● **DATA IN THIS EXERCISE**
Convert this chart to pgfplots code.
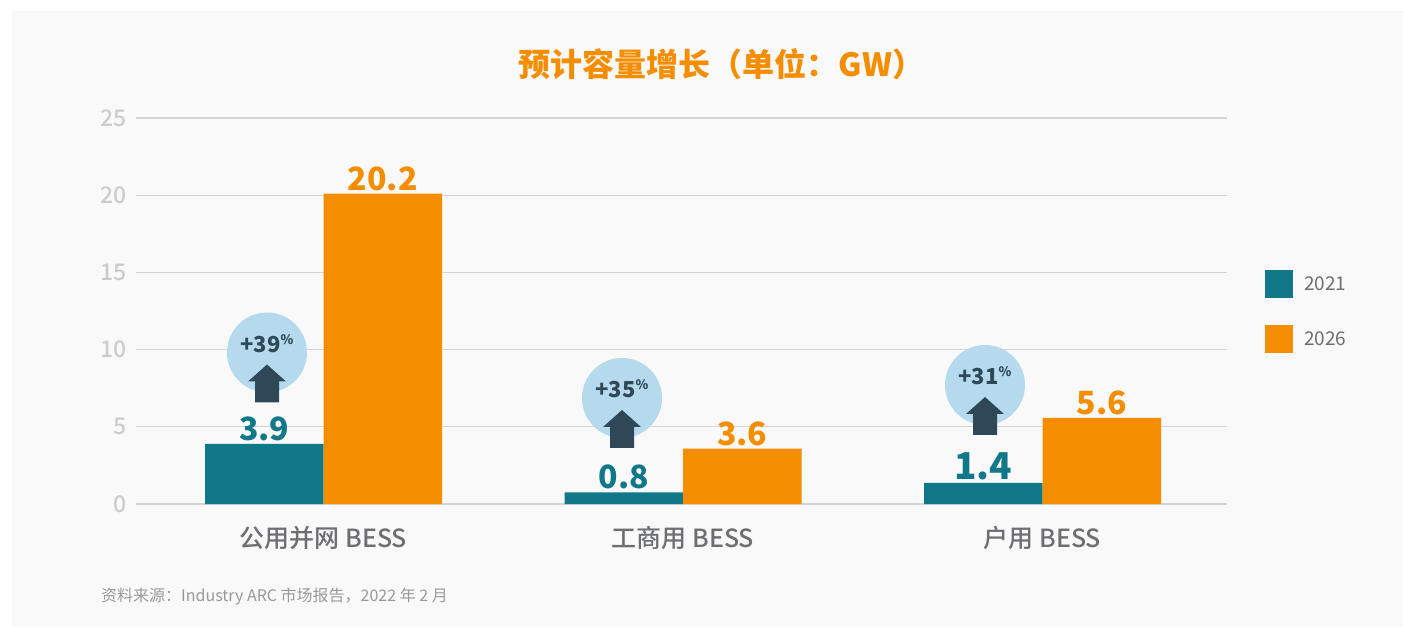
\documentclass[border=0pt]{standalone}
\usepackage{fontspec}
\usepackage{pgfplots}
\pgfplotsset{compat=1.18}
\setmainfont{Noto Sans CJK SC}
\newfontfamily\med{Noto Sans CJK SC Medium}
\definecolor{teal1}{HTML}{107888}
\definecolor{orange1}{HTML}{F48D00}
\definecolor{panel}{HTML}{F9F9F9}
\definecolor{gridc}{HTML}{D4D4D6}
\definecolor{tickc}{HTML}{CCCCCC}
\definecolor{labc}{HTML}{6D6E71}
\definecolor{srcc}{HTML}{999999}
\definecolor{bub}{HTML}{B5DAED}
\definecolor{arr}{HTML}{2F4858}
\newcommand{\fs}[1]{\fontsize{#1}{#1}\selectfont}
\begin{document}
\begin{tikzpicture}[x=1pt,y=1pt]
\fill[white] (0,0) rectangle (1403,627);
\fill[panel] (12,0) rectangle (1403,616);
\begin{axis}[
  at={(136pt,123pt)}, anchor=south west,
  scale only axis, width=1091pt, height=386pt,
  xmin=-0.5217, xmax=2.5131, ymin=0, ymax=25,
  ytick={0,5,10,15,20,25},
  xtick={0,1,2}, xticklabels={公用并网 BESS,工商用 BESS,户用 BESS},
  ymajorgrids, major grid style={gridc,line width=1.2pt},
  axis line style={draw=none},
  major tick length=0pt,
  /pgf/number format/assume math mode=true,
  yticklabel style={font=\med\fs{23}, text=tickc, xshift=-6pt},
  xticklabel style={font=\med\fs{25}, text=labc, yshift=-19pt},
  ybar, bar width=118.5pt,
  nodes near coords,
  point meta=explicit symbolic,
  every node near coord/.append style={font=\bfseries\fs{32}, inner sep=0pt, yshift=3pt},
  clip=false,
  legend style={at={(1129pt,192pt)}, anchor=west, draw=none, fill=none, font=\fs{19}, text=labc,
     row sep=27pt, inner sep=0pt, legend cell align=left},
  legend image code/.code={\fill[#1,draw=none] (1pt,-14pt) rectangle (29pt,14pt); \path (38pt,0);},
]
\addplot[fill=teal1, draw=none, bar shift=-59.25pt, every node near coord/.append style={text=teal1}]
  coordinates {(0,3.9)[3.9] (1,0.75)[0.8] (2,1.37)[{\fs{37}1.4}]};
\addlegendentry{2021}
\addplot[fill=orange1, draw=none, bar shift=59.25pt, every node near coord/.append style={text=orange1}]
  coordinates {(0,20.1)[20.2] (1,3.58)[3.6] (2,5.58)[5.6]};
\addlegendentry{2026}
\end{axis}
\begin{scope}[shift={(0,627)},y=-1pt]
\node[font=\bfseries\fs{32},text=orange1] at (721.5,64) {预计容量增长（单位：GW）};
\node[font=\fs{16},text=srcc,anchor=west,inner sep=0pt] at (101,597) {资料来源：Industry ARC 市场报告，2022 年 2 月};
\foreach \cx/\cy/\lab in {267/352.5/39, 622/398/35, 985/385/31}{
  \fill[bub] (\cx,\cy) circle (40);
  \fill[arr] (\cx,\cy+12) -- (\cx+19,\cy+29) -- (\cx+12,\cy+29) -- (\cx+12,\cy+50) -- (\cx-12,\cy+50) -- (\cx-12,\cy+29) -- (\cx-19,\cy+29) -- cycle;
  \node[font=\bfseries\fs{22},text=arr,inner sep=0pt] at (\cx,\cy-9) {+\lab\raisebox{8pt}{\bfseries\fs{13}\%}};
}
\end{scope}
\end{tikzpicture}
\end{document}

==

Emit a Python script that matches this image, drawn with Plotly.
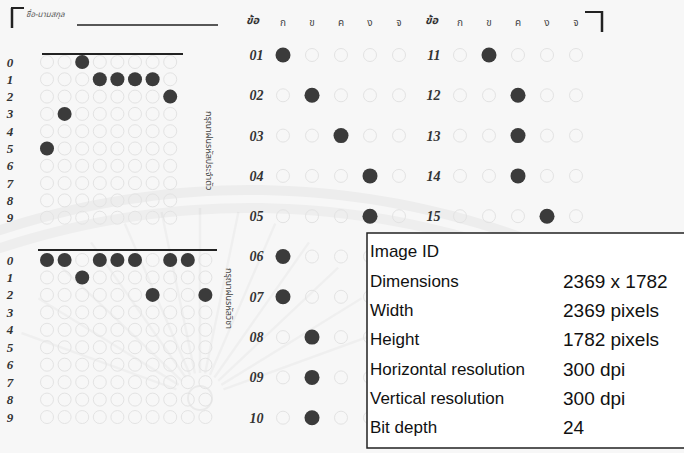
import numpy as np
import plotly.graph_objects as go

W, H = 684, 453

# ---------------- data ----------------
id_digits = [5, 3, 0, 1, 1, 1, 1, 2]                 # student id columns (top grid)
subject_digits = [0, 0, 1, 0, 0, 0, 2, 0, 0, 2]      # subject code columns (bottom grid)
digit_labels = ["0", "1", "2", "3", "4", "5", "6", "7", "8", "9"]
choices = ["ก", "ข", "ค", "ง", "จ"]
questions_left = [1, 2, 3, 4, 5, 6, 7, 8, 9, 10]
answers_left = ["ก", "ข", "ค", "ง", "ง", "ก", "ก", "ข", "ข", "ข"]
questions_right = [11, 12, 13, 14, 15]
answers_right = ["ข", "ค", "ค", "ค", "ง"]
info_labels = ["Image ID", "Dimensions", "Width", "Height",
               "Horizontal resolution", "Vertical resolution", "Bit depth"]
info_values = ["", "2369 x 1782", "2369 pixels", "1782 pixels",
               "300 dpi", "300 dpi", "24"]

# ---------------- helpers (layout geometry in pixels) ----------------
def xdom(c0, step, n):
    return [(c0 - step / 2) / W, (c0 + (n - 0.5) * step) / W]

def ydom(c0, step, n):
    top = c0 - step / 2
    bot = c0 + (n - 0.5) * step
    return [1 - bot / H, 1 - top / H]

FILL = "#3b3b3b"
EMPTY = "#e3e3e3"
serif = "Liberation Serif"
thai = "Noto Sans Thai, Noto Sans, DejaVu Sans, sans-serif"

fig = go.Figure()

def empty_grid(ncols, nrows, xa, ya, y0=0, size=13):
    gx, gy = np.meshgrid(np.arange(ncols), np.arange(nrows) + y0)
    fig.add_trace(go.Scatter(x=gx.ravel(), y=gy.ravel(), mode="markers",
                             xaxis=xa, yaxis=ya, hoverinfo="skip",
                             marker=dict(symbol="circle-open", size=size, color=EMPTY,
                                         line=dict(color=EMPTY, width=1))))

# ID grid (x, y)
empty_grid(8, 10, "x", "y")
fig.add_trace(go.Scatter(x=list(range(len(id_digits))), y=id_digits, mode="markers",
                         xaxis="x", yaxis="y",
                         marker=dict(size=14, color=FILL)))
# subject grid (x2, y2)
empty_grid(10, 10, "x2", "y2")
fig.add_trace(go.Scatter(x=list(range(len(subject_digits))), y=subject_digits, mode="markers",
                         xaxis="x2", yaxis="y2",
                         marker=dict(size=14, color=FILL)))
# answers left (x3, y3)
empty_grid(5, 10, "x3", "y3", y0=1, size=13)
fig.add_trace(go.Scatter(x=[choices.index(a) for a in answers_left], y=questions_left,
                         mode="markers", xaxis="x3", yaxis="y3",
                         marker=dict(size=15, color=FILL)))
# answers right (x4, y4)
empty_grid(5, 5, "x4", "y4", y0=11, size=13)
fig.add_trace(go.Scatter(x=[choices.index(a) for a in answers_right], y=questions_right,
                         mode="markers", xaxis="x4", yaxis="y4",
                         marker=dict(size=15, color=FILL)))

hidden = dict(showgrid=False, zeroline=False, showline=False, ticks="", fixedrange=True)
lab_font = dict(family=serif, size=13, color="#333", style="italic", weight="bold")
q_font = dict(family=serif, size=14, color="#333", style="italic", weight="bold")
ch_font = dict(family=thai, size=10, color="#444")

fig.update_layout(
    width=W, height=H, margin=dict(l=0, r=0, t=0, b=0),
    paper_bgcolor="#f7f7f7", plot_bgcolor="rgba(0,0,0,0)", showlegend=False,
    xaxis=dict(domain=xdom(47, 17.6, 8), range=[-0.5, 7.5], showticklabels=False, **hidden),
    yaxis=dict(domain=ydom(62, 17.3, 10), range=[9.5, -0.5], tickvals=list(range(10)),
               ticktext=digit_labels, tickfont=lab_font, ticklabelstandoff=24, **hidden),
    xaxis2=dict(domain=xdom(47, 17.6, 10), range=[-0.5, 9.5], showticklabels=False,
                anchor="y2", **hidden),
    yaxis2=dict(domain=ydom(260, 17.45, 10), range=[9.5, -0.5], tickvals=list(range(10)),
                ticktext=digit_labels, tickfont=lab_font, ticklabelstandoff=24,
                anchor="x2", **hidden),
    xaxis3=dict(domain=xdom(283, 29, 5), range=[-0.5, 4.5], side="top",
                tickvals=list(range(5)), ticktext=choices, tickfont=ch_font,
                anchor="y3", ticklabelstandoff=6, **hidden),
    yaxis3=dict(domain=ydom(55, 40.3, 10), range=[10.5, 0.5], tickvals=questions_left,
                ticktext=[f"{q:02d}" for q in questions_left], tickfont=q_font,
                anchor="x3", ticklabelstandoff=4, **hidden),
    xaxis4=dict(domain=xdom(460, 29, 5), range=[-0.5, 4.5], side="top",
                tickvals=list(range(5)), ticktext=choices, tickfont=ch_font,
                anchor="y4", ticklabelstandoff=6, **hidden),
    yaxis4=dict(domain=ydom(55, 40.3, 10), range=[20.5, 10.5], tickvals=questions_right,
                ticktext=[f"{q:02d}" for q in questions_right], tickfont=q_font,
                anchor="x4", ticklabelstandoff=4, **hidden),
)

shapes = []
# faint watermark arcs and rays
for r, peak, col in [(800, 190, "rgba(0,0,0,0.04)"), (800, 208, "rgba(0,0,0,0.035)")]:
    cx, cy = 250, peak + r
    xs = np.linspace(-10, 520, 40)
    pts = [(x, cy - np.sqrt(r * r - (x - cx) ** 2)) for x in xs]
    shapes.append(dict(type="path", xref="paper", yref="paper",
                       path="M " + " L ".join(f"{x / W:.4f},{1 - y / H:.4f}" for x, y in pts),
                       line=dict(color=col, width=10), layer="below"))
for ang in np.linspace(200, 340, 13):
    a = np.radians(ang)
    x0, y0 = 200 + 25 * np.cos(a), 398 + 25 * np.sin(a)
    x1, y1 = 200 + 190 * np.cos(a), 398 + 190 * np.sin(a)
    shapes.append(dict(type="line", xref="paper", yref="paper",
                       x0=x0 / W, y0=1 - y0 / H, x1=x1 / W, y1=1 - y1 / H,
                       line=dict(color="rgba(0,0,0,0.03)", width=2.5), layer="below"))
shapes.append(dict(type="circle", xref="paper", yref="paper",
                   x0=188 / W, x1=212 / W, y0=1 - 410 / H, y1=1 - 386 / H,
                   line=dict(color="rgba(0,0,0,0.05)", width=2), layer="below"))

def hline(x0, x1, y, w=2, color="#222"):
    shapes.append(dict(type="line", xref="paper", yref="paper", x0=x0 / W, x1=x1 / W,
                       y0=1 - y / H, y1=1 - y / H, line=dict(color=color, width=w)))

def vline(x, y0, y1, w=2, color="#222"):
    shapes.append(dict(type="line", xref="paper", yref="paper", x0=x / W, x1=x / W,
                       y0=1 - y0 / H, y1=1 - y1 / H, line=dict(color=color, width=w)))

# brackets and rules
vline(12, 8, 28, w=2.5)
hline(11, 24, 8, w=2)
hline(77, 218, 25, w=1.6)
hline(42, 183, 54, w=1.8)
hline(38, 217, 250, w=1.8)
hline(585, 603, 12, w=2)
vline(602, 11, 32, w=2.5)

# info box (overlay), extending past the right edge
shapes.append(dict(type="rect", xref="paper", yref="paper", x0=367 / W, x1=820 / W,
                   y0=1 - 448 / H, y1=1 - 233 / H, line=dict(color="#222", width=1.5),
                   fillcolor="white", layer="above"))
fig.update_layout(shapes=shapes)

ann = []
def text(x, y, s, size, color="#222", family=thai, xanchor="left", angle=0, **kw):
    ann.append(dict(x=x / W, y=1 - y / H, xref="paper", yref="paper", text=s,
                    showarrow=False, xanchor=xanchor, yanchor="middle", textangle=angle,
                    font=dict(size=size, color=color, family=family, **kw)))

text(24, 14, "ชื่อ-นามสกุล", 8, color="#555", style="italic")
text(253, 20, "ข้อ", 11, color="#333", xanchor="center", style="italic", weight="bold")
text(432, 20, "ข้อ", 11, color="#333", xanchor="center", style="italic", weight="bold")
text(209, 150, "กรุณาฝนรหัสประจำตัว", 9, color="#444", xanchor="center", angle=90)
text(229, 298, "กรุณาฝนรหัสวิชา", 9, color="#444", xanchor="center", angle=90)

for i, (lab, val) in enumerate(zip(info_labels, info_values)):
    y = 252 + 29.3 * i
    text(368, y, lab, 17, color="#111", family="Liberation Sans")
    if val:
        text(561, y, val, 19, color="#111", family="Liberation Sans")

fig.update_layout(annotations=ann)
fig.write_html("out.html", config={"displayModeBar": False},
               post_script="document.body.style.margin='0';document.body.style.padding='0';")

...

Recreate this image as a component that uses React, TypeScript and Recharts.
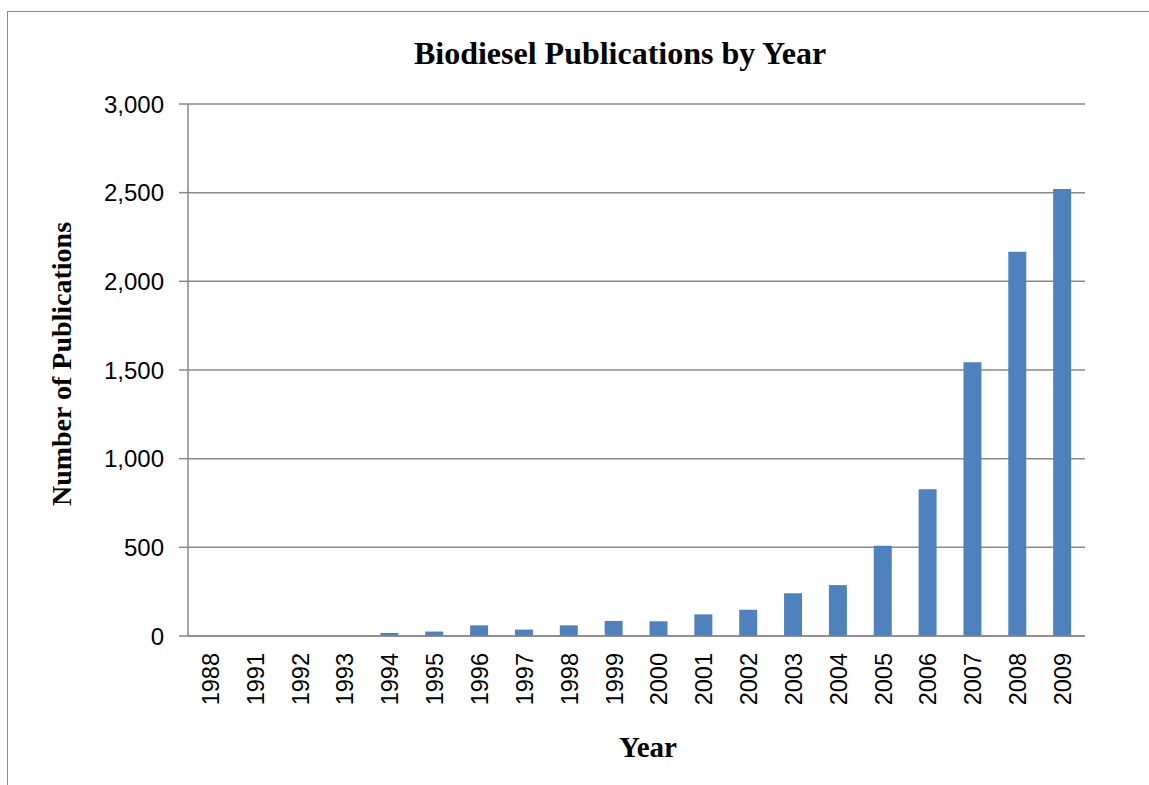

● **DIRECTION**
Drop the images and output only the lines from the one that contains "Emit a Python" to the one that contains "return [(c0 - step", both included.

● **FINISHED TASK**
Emit a Python script that matches this image, drawn with Plotly.
import numpy as np
import plotly.graph_objects as go

W, H = 684, 453

# ---------------- data ----------------
id_digits = [5, 3, 0, 1, 1, 1, 1, 2]                 # student id columns (top grid)
subject_digits = [0, 0, 1, 0, 0, 0, 2, 0, 0, 2]      # subject code columns (bottom grid)
digit_labels = ["0", "1", "2", "3", "4", "5", "6", "7", "8", "9"]
choices = ["ก", "ข", "ค", "ง", "จ"]
questions_left = [1, 2, 3, 4, 5, 6, 7, 8, 9, 10]
answers_left = ["ก", "ข", "ค", "ง", "ง", "ก", "ก", "ข", "ข", "ข"]
questions_right = [11, 12, 13, 14, 15]
answers_right = ["ข", "ค", "ค", "ค", "ง"]
info_labels = ["Image ID", "Dimensions", "Width", "Height",
               "Horizontal resolution", "Vertical resolution", "Bit depth"]
info_values = ["", "2369 x 1782", "2369 pixels", "1782 pixels",
               "300 dpi", "300 dpi", "24"]

# ---------------- helpers (layout geometry in pixels) ----------------
def xdom(c0, step, n):
    return [(c0 - step / 2) / W, (c0 + (n - 0.5) * step) / W]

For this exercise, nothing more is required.